Multiple deaths are reported amongst hostages and their captors as Algerian forces brought an end to a standoff crisis at a gas plant.
Seven hostages are said to have been killed by Islamist militants at the In Amenas facility, prompting Algerian forces to make a final assault, resulting in the deaths of 11 hostage takers.
(Read our full coverage on the crisis at In Amenas here.)
Sixteen other foreign hostages are reported to have survived in the final operation by forces which ended a deadly siege which began early on Wednesday morning.
UK Defence Secretary Philip Hammond confirmed the crisis was over and that lives had been lost, but the nationalities of the deceased were not revealed. UK Prime Minister later confirmed the end of the crisis following a conversation with his Algerian counterpart, Abdelmalek Sellal.
Hostages which had been held included Britons, Americans and Norwegians.
The BBC has reported that at least 19 hostages and 29 militants are now thought to have died since a dual attack on a crew bus and the gas facility on Wednesday.

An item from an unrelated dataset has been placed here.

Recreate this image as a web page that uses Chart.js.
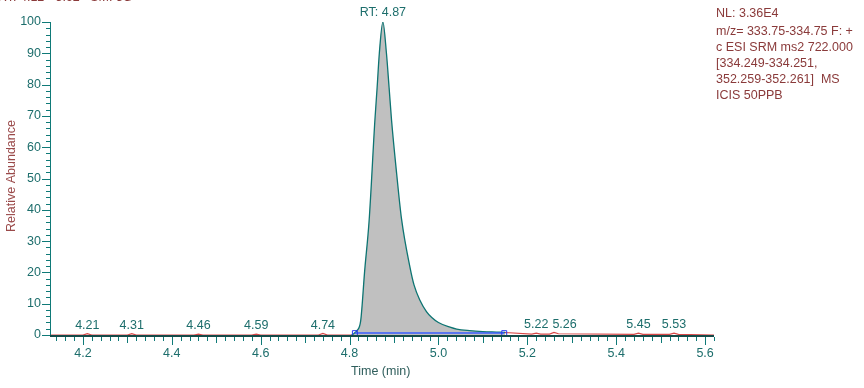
<!DOCTYPE html>
<html>
<head>
<meta charset="utf-8">
<script src="https://cdn.jsdelivr.net/npm/chart.js@4/dist/chart.umd.min.js"></script>
<style>
  html, body { margin: 0; padding: 0; background: #fff; }
  #wrap { width: 864px; height: 388px; position: relative; }
</style>
</head>
<body>
<div id="wrap"><canvas id="chart" width="864" height="388"></canvas></div>
<script>
'use strict';

// peak trace (min, % relative abundance)
const peakTimes = [4.805, 4.810, 4.816, 4.825, 4.834, 4.844, 4.857, 4.862, 4.867, 4.875,
    4.883, 4.889, 4.8945, 4.906, 4.917, 4.936, 4.945, 4.958, 4.973, 4.985,
    5.000, 5.026, 5.041, 5.070, 5.100, 5.138, 5.150];
const peakValues = [0, 0.5, 1.3, 4.5, 20.5, 36.5, 68.6, 79, 90, 100,
    90, 79, 68.6, 51.5, 37, 21.6, 16, 11.2, 7.5, 5.6,
    4.0, 2.5, 1.9, 1.4, 1.1, 0.9, 0.8];

// baseline trace outside the peak
const baseTimes = [4.126, 4.20, 4.21, 4.22, 4.30, 4.31, 4.32, 4.45, 4.46, 4.47, 4.58, 4.59, 4.60,
    4.73, 4.74, 4.75, 4.80, 5.15, 5.21, 5.22, 5.23, 5.25, 5.26, 5.27, 5.44, 5.45, 5.46,
    5.52, 5.53, 5.54, 5.62];
const baseValues = [0, 0, 0.4, 0, 0, 0.4, 0, 0, 0.3, 0, 0, 0.3, 0,
    0, 0.5, 0, 0, 0.8, 0.3, 0.6, 0.3, 0.3, 0.8, 0.4, 0.2, 0.6, 0.2,
    0.2, 0.6, 0.2, 0];

// integration baseline markers
const integTimes = [4.812, 5.148];
const integValues = [0.6, 0.6];

// labelled apex times
const apexTimes = [4.21, 4.31, 4.46, 4.59, 4.74, 5.22, 5.26, 5.45, 5.53];
const apexValues = [0.4, 0.4, 0.3, 0.3, 0.5, 0.6, 0.8, 0.6, 0.6];

const xTicks = [4.2, 4.4, 4.6, 4.8, 5.0, 5.2, 5.4, 5.6];
const yTicks = [0, 10, 20, 30, 40, 50, 60, 70, 80, 90, 100];

const infoLines = ['NL: 3.36E4', 'm/z= 333.75-334.75 F: +', 'c ESI SRM ms2 722.000',
    '[334.249-334.251,', '352.259-352.261]  MS', 'ICIS 50PPB'];

const FONT = '12.5px "Liberation Sans", Arial, sans-serif';

const toPoints = (xs, ys) => xs.map((x, i) => ({ x: x, y: ys[i] }));

const decorPlugin = {
    id: 'decor',
    afterDatasetsDraw(chart) {
        const ctx = chart.ctx;
        const xs = chart.scales.x;
        const ys = chart.scales.y;
        const area = chart.chartArea;
        ctx.save();
        ctx.font = FONT;

        // axes
        ctx.strokeStyle = '#0f7a78';
        ctx.lineWidth = 1;
        ctx.beginPath();
        ctx.moveTo(area.left + 0.5, area.top);
        ctx.lineTo(area.left + 0.5, area.bottom);
        ctx.stroke();
        ctx.strokeStyle = '#164a48';
        ctx.lineWidth = 2;
        ctx.beginPath();
        ctx.moveTo(area.left, area.bottom + 1);
        ctx.lineTo(area.right, area.bottom + 1);
        ctx.stroke();

        // y ticks
        ctx.strokeStyle = '#0f7a78';
        ctx.lineWidth = 1;
        for (let v = 0; v <= 100; v += 2) {
            const py = Math.round(ys.getPixelForValue(v)) + 0.5;
            const len = v % 10 === 0 ? 8 : 4;
            ctx.beginPath();
            ctx.moveTo(area.left - len, py);
            ctx.lineTo(area.left, py);
            ctx.stroke();
        }
        ctx.fillStyle = '#1d6e6c';
        ctx.textAlign = 'right';
        ctx.textBaseline = 'middle';
        yTicks.forEach(v => ctx.fillText(String(v), area.left - 9, ys.getPixelForValue(v)));

        // x ticks
        ctx.strokeStyle = '#0f7a78';
        for (let i = 0; i <= 75; i++) {
            const t = 4.14 + i * 0.02;
            if (t > 5.621) break;
            const px = Math.round(xs.getPixelForValue(t)) + 0.5;
            const k = Math.round(t * 100);
            const len = k % 20 === 0 ? 8 : (k % 10 === 0 ? 6 : 4);
            ctx.beginPath();
            ctx.moveTo(px, area.bottom + 2);
            ctx.lineTo(px, area.bottom + 2 + len);
            ctx.stroke();
        }
        ctx.textAlign = 'center';
        xTicks.forEach(t => ctx.fillText(t.toFixed(1), xs.getPixelForValue(t), area.bottom + 19));

        // axis titles
        ctx.fillStyle = '#2f5e5c';
        ctx.fillText('Time (min)', xs.getPixelForValue(4.87), area.bottom + 37);
        ctx.save();
        ctx.translate(12, 176);
        ctx.rotate(-Math.PI / 2);
        ctx.fillStyle = '#9a4a4a';
        ctx.fillText('Relative Abundance', 0, 0);
        ctx.restore();

        // apex labels
        ctx.fillStyle = '#1d6e6c';
        ctx.textBaseline = 'bottom';
        let lastRight = -1e9;
        apexTimes.forEach((t, i) => {
            const label = t.toFixed(2);
            const w = ctx.measureText(label).width;
            let cx = xs.getPixelForValue(t);
            if (cx - w / 2 < lastRight + 4) cx = lastRight + 4 + w / 2;
            lastRight = cx + w / 2;
            ctx.fillText(label, cx, ys.getPixelForValue(apexValues[i]) - 2);
        });
        ctx.fillText('RT: 4.87', xs.getPixelForValue(4.875), ys.getPixelForValue(100) - 3);

        // header, cut off at the top
        ctx.textAlign = 'left';
        ctx.fillStyle = '#8a3a3a';
        ctx.fillText('RT: 4.12 - 5.62   SM: 5G', -2, 4);

        // info block
        ctx.textBaseline = 'middle';
        ctx.fillText(infoLines[0], 716, 14);
        for (let i = 1; i < infoLines.length; i++) {
            ctx.fillText(infoLines[i], 716, 32 + (i - 1) * 15.8);
        }
        ctx.restore();
    }
};

function renderChart() {
    const config = {
        type: 'line',
        data: {
            datasets: [
                {
                    data: toPoints(integTimes, integValues),
                    borderColor: '#3a5cff',
                    borderWidth: 1.5,
                    pointStyle: 'rect',
                    pointRadius: 3.5,
                    pointBorderColor: '#2a3cf0',
                    pointBackgroundColor: 'rgba(0,0,0,0)',
                    pointBorderWidth: 1,
                    fill: false,
                    order: 0
                },
                {
                    data: toPoints(peakTimes, peakValues),
                    borderColor: '#0d7472',
                    borderWidth: 1.3,
                    backgroundColor: '#c0c0c0',
                    fill: 'origin',
                    pointRadius: 0,
                    cubicInterpolationMode: 'monotone',
                    order: 1
                },
                {
                    data: toPoints(baseTimes, baseValues),
                    borderColor: '#d84848',
                    borderWidth: 1.2,
                    fill: false,
                    pointRadius: 0,
                    tension: 0,
                    order: 2
                }
            ]
        },
        options: {
            responsive: false,
            animation: false,
            events: [],
            layout: { padding: { left: 50, right: 150, top: 22, bottom: 53 } },
            plugins: { legend: { display: false }, tooltip: { enabled: false } },
            scales: {
                x: { type: 'linear', min: 4.126, max: 5.62, display: false },
                y: { type: 'linear', min: 0, max: 100, display: false }
            }
        },
        plugins: [decorPlugin]
    };
    new Chart(document.getElementById('chart'), config);
}

document.addEventListener('DOMContentLoaded', renderChart);
</script>
</body>
</html>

Earlier on Saturday, Algerian special forces are reported to have found 15 burned bodies at the plant.
BP said on Saturday afternoon that four of its staff remained unaccounted for with chief executive Bob Dudley fearing "one or more" deaths amongst this number.
Statoil had said six of its workers were also unaccounted for while Britain said that fewer than 10 Britons remained unaccounted for.
UK Foreign Secretary William Hague said on Saturday evening that five Britons and one UK resident had been killed or were unaccounted for following the final assault. One British national had already been confirmed as killed in the original attack on Wednesday.
Precise details of the final operation which brought the crisis to an end remain sketchy, but reports suggest the kidnappers had executed seven hostages prompting Algerian forces to take action to end the standoff. Other reports suggest there may have been a fire at the facility which hastened an end to the situation.
On Saturday evening Statoil chief executive Helge Lund said one more employee - a Norwegian - was safe out of the six remaining Statoil personnel who had remained unaccounted for since the beginning of the crisis. However, he said there is a "deep and growing concern" for the five, all of whom are believed to be Norwegian.
"The situation remains unresolved for five Statoil employees, and neither the Norwegian Ministry of Foreign Affairs nor Statoil have confirmed information about their whereabouts," Statoil said.
"We must prepare ourselves for the fact that it may take time before we get a response. We are facing difficult hours and days,” Lund said.
"We are working hard to provide information and convey assistance," he continued. "We want, and we must, keep hoping for more positive news from Algeria. However, we must be prepared to deal with bad news in the next few days.
“What has happened in Algeria is brutal, international terrorism of the worst kind. Despicable acts by ruthless terrorists have created an international tragedy."